I'm glad that I chose life. In the past 60 years I have encountered so much love and kindness. Although it was a rough ride, I have many fond memories, and I learned about the wonderful nature of life. Had I chosen death back then, I would have ended my life as a hateful, pathetic person. I believe peace will come when we all cultivate understanding and communication, people to people, nation to nation. I believe we will achieve peace when every person on earth makes the effort to abolish war.
I would like to close with some poems from my diaries.
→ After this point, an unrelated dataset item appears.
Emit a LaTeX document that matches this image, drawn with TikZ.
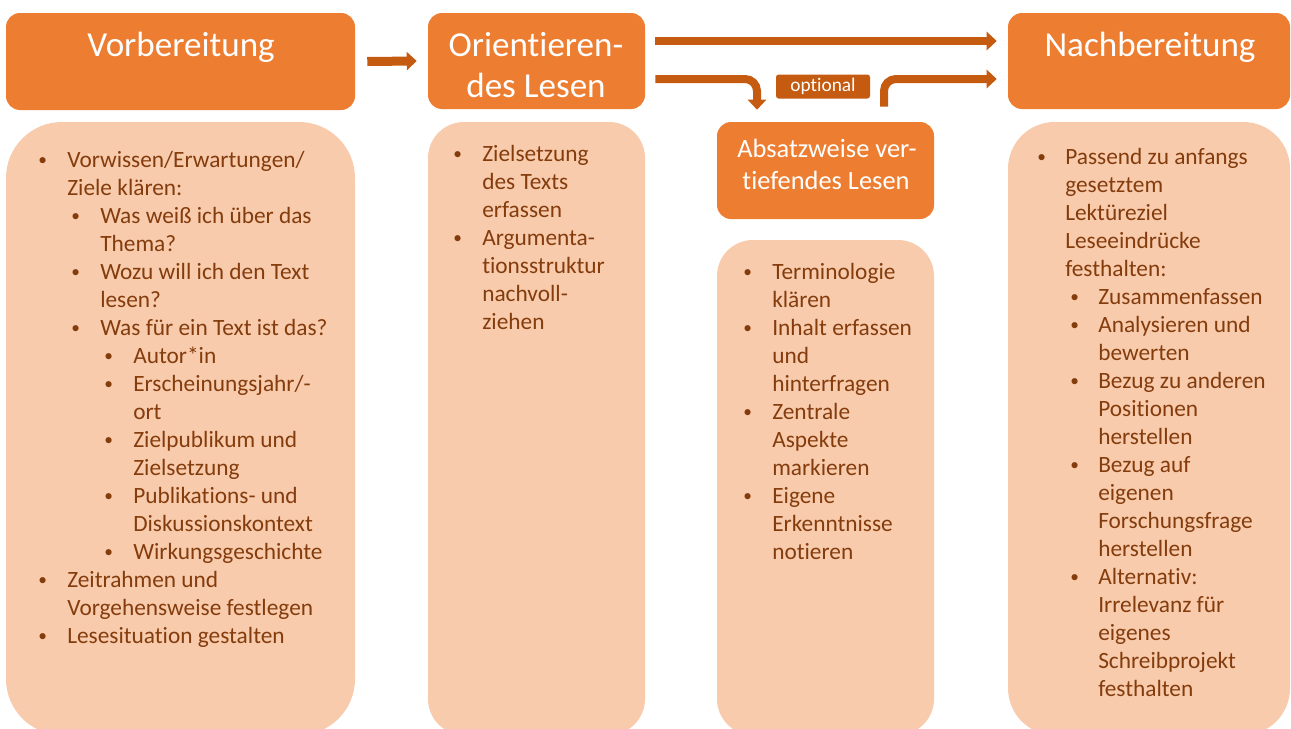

・Mushroom Cloud (written in 1984)
As if bubbling out of the ground
The mushroom cloud grows
High, high above, larger and larger
Underneath, tens of thousands
Are stripped naked of their flesh
Burned, die screaming
Fellow humans, please do not forget.
Black rain covers half of Father's face
Remains black, in the urn
・Give me water (written in 1983)
"Water, give me water"
I walked by without giving them a hand.
I cursed my cruel heart
And followed the row of people
They extended their hands, burned black
And called for help
But I pretended not to see them
And passed by with the heart of a devil
After 36 years
I still hear them call
"Water, give me water"
(Written in 1984)
Mushroom cloud, I see hell on earth
On the anniversary of the atomic bomb
Hell burning and people crying for water
Even now, on the anniversary of the atomic bomb
I watch the peace festival on television
The voices echo "no more nukes"
On the anniversary of the atomic bomb
Chernobyl (written in 1986)
Rainy season brings back the fear of radiation
A half century passes still dragging the shadow of the bomb
Unforgivable, anniversary of the atomic bomb
(Written in 1999 to 2005)
Mushroom cloud, stealing thousands of lives
I don't even hear the name "Pika-don," anniversary of the atomic bomb
The storyteller's memory never fades, anniversary of the atomic bomb
The storyteller's Mission unaccomplished, anniversary of Hiroshima
With guilt I prepare rice, anniversary of the atomic bomb
For the longest time I was afraid that if I did not record my experiences about the atomic bombing this mistake in history might be repeated. I am grateful for the opportunity to write this memoir.
It has been 60 years and I find my memory fading. Perhaps the fading is what helped me write about my experiences calmly. In the past, when I spoke of those days, I would get choked up and could not continue. I hope you will forgive me for any inaccuracies due to the lapses I have in my memory.